Why, then, did they then revert to their customary factionalism, fall into rivalry, and suspicion and then war upon one another for 30 years, until 404 bc, when Athens, the center of the blossoming of new thought and new arts, capitulated to a conservative Sparta? Why, when these Greeks had so much to show the world, did they instead sink into an internecine struggle from which they would never recover?
The truth, alas, lies somewhere in the imperfection of man’s nature, some part of humanity that even if we can recognize, we cannot adequately remedy. Thucydides told us as much in this tragedy writ large, The History of the Peloponnesian War. The causes of that war—and some of the actions and some of the results—rekindle themselves in all wars, and that is why the study of it is still enlightening.
Oddly, the internecine struggle of the Greeks from 431 to 404 bc resembles the general European war of ad 1914-1945: a smoldering rivalry that many recognized would flame into war; otherwise inconsequential acts by allies that drew the major powers into a “hot” war; a quick victory envisioned by both sides; atrocities and “total war” early on considered unthinkable but ultimately committed by both sides; a bold naval expedition (to Syracuse, to Gallipoli) so full of hope and ultimately so shattered; the entanglement of allies; the expansion of fighting to remote regions thus making the conflict a “world war”; an intermittent period of “peace”; flawed strategies by charismatic leaders; exhaustion even of the victor in victory; the list goes on and on.
Athens and Sparta were never enamored of one another, but they saw the sense of combining to resist the threat common to both: Persia. Once that threat was turned back, they paid less attention to their common heritage and more to their conflicting world views. Sparta was content with the old ways; Athens was enamored of its
philosophy of democracy and overeager to export it. Other city-states more or less had to fall into one camp or the other.
The war came because the Greeks saw themselves not as citizens in a common Greek culture so much as citizens of competing localities. It was a great shame. One wonders what could have been achieved had they instead seen themselves as partners that could serve as a light to the world. Might Athens have never relinquished its position as the center of thought and innovation? Thus might not the Parthenon have remained intact and not used as an ammunition dump leading to its partial destruction in 1687? Might not the lost plays of Sophocles and the writings of Pythagoras and many others never been lost at all?

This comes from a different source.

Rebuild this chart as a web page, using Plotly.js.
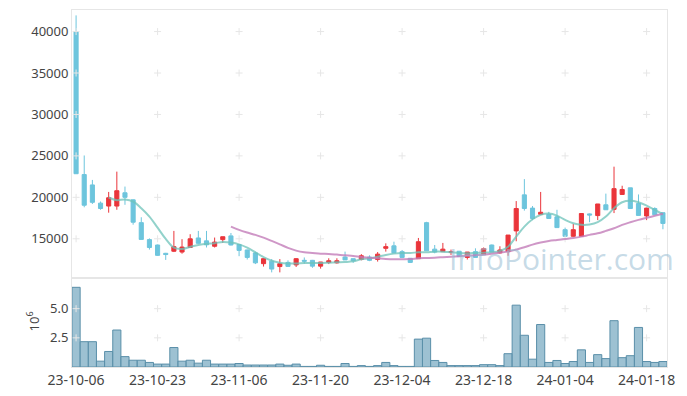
<!DOCTYPE html>
<html>
<head>
<meta charset="utf-8">
<script src="https://cdn.plot.ly/plotly-3.0.1.min.js"></script>
<style>html,body{margin:0;padding:0;background:#fff;}#chart{width:687px;height:396px;}</style>
</head>
<body>
<div id="chart"></div>
<script>
// Trading days (category axis)
const dates = ["23-10-06","23-10-10","23-10-11","23-10-12","23-10-13","23-10-16","23-10-17","23-10-18","23-10-19","23-10-20",
"23-10-23","23-10-24","23-10-25","23-10-26","23-10-27","23-10-30","23-10-31","23-11-01","23-11-02","23-11-03",
"23-11-06","23-11-07","23-11-08","23-11-09","23-11-10","23-11-13","23-11-14","23-11-15","23-11-16","23-11-17",
"23-11-20","23-11-21","23-11-22","23-11-23","23-11-24","23-11-27","23-11-28","23-11-29","23-11-30","23-12-01",
"23-12-04","23-12-05","23-12-06","23-12-07","23-12-08","23-12-11","23-12-12","23-12-13","23-12-14","23-12-15",
"23-12-18","23-12-19","23-12-20","23-12-21","23-12-22","23-12-26","23-12-27","23-12-28","24-01-02","24-01-03",
"24-01-04","24-01-05","24-01-08","24-01-09","24-01-10","24-01-11","24-01-12","24-01-15","24-01-16","24-01-17",
"24-01-18","24-01-19","24-01-22"];

const openP = [40000,22750,21500,19300,18950,18950,20550,19700,16950,14900,
14250,13250,13500,13400,13950,15100,14750,14100,14900,15350,
14300,13650,13300,12000,12300,11650,12150,11850,12400,12400,
11700,12150,12100,12800,12600,12500,12800,12500,13850,14150,
13450,12650,12600,16950,13750,13450,13350,13500,12750,13450,
13150,14250,13300,13450,15950,20300,18700,17950,17950,17650,
16100,15300,15300,18000,17800,19100,18550,20350,21150,19250,
17750,18650,18150];
const highP = [41950,25050,22100,19500,20650,23100,21300,19750,17600,15050,
14300,13300,15950,14950,15550,15950,15950,15150,15250,15700,
14350,13700,13450,12650,12550,12550,12400,12650,12750,12450,
12200,12650,12650,13450,12600,13150,13000,13400,14450,14650,
13650,12650,15100,17050,14250,14500,13700,13500,13400,13850,
13950,14300,14100,15450,19550,22200,18950,20650,18250,18500,
16350,16800,18100,18050,19200,20450,23700,21400,21150,20350,
18750,18800,18150];
const lowP = [22850,18800,19200,18500,18150,18500,19100,16700,14900,13700,
12950,12450,13400,13200,13900,14400,13950,13950,14500,14200,
12900,12500,11950,11650,10950,10950,11650,11600,12000,11500,
11400,11950,12000,12450,12100,12400,12300,12250,13450,13300,
12750,12100,12600,13550,13250,13400,13050,12800,12500,12750,
13100,13400,13200,12950,14700,18400,17250,17950,17450,16350,
15250,15250,15300,17000,17250,18500,18100,20300,18600,17800,
17250,17900,16150];
const closeP = [22850,19050,19400,18650,19950,20800,20000,17000,14920,13950,
13000,13100,14050,14000,15000,14450,14270,14600,15250,14250,
13600,12750,12100,12600,11350,12000,11670,12600,12300,11700,
12200,12350,12350,12450,12350,12950,12400,13150,14050,13300,
12750,12150,14650,13550,13400,13750,13450,12850,13400,12750,
13800,13400,13650,15450,18650,18650,17450,18200,17450,16350,
15300,16100,18050,17870,19200,18500,21050,20950,18650,17820,
18700,17900,16850];

// Moving-average lines
const ma5 = [null,null,null,null,19980,19660,19740,19500,18690,17680,
16350,14980,13930,13770,14020,14260,14380,14470,14620,14540,
14330,13930,13370,12800,12360,12120,12030,12030,12080,12080,
12080,12120,12160,12200,12280,12520,12640,12840,13050,13210,
13290,13290,13370,13370,13450,13450,13370,13290,13250,13290,
13330,13370,13530,14050,15260,16470,17360,17890,18050,17800,
17280,16870,16680,16720,17000,17680,18690,19410,19580,19410,
19010,18490,17960];
const ma20 = [null,null,null,null,null,null,null,null,null,null,
null,null,null,null,null,null,null,null,null,16470,
16070,15750,15470,15140,14740,14330,13900,13570,13370,13290,
13210,13170,13090,13000,12930,12800,12720,12640,12560,12520,
12540,12560,12640,12680,12720,12780,12840,12900,12960,13020,
13080,13200,13330,13450,13700,13970,14300,14550,14740,14860,
14980,15100,15260,15470,15660,15950,16270,16680,17000,17280,
17530,17770,18010];

// Volume in millions
const volume = [6.83,2.17,2.17,0.5,1.33,3.17,0.89,0.58,0.58,0.39,
0.25,0.25,1.67,0.5,0.58,0.33,0.58,0.25,0.25,0.25,
0.3,0.17,0.17,0.17,0.17,0.25,0.15,0.25,0.05,0.05,
0.15,0.05,0.05,0.3,0.05,0.12,0.05,0.12,0.39,0.12,
0.05,0.05,2.39,2.47,0.56,0.39,0.12,0.12,0.12,0.12,
0.2,0.2,0.12,1.14,5.3,2.72,0.67,3.64,0.39,0.56,
0.3,0.47,1.47,0.39,1.06,0.72,3.97,0.8,0.97,3.39,
0.47,0.39,0.47];

const xTickIdx = [0,10,20,30,40,50,60,70];
const priceTicks = [15000,20000,25000,30000,35000,40000];
const volTicks = [2.5,5.0];

const tickCats = xTickIdx.map(i => dates[i]);
const RED = '#ea353b', CYAN = '#6dc5dd';

// grid "+" markers at tick intersections
const gx1 = [], gy1 = [], gx2 = [], gy2 = [];
tickCats.forEach(c => {
  priceTicks.forEach(v => { gx1.push(c); gy1.push(v); });
  volTicks.forEach(v => { gx2.push(c); gy2.push(v); });
});
const crossMarker = {symbol:'cross-thin', size:5, color:'#e6e6e6', line:{color:'#e6e6e6', width:1}};

const traces = [
  {type:'scatter', mode:'markers', x:gx1, y:gy1, xaxis:'x', yaxis:'y', hoverinfo:'skip', showlegend:false,
   marker:crossMarker},
  {type:'scatter', mode:'markers', x:gx2, y:gy2, xaxis:'x2', yaxis:'y2', hoverinfo:'skip', showlegend:false,
   marker:crossMarker},
  {type:'candlestick', x:dates, open:openP, high:highP, low:lowP, close:closeP, xaxis:'x', yaxis:'y',
   increasing:{line:{color:RED, width:1}, fillcolor:RED},
   decreasing:{line:{color:CYAN, width:1}, fillcolor:CYAN},
   whiskerwidth:0, showlegend:false},
  {type:'scatter', mode:'lines', x:dates, y:ma5, xaxis:'x', yaxis:'y', showlegend:false, connectgaps:false,
   line:{color:'rgba(110,195,185,0.75)', width:2, shape:'spline'}},
  {type:'scatter', mode:'lines', x:dates, y:ma20, xaxis:'x', yaxis:'y', showlegend:false, connectgaps:false,
   line:{color:'rgba(195,125,185,0.8)', width:2, shape:'spline'}},
  {type:'bar', x:dates, y:volume, xaxis:'x2', yaxis:'y2', showlegend:false,
   marker:{color:'rgba(140,182,202,0.85)', line:{color:'#5a8fa9', width:1}}}
];

const axisFont = {family:'"Noto Sans", sans-serif', size:13, color:'#444'};
const xFont = {family:'"Noto Sans", sans-serif', size:14, color:'#444'};
const layout = {
  width:687, height:396,
  margin:{l:72, r:20, t:10, b:29},
  paper_bgcolor:'#fff', plot_bgcolor:'#fff',
  showlegend:false, bargap:0, boxgap:0.28,
  font:axisFont,
  xaxis:{type:'category', categoryorder:'array', categoryarray:dates, domain:[0,1], anchor:'y',
    range:[-0.5,72.5], showticklabels:false,
    showgrid:false, zeroline:false, showline:true, linecolor:'#e6e6e6', linewidth:1, mirror:true,
    rangeslider:{visible:false}, fixedrange:true, tickmode:'array', tickvals:tickCats},
  yaxis:{domain:[0.25,1], anchor:'x', range:[10300,42600], tickmode:'array', tickvals:priceTicks,
    ticktext:priceTicks.map(String), showgrid:false, zeroline:false, showline:true, linecolor:'#e6e6e6',
    mirror:true, ticks:'', tickfont:axisFont},
  xaxis2:{type:'category', categoryorder:'array', categoryarray:dates, domain:[0,1], anchor:'y2',
    range:[-0.5,72.5],
    tickmode:'array', tickvals:tickCats, ticktext:tickCats, showgrid:false, zeroline:false,
    showline:true, linecolor:'#e6e6e6', mirror:true, ticks:'', tickangle:0, tickfont:xFont},
  yaxis2:{domain:[0,0.25], anchor:'x2', range:[0,7.65], tickmode:'array', tickvals:volTicks,
    ticktext:['2.5','5.0'], showgrid:false, zeroline:false, showline:true, linecolor:'#e6e6e6',
    mirror:true, ticks:'', tickfont:axisFont},
  annotations:[
    {text:'10<sup>6</sup>', xref:'paper', yref:'paper', x:-0.066, y:0.127, textangle:-90,
     showarrow:false, xanchor:'center', yanchor:'middle', font:axisFont},
    {text:'InfoPointer.com', xref:'paper', yref:'paper', x:0.822, y:0.305, showarrow:false,
     xanchor:'center', yanchor:'middle',
     font:{family:'"Open Sans", sans-serif', size:30, color:'rgba(150,188,210,0.55)'}}
  ]
};

Plotly.newPlot('chart', traces, layout, {staticPlot:true, displayModeBar:false});
</script>
</body>
</html>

But these Greeks considered themselves citizens of smaller territories rather than of a larger civilization and so let slip the dogs of war and tore at each other’s throats until they were both nearly exhausted to death. They used up their physical treasures; they used up their best young men; they used up their best leaders and rulers. They ruined themselves. Other civilizations came along and took them over.
Thucydides, a discredited Athenian general from early in the war, tells all. He still has much to teach, and we still have much to learn.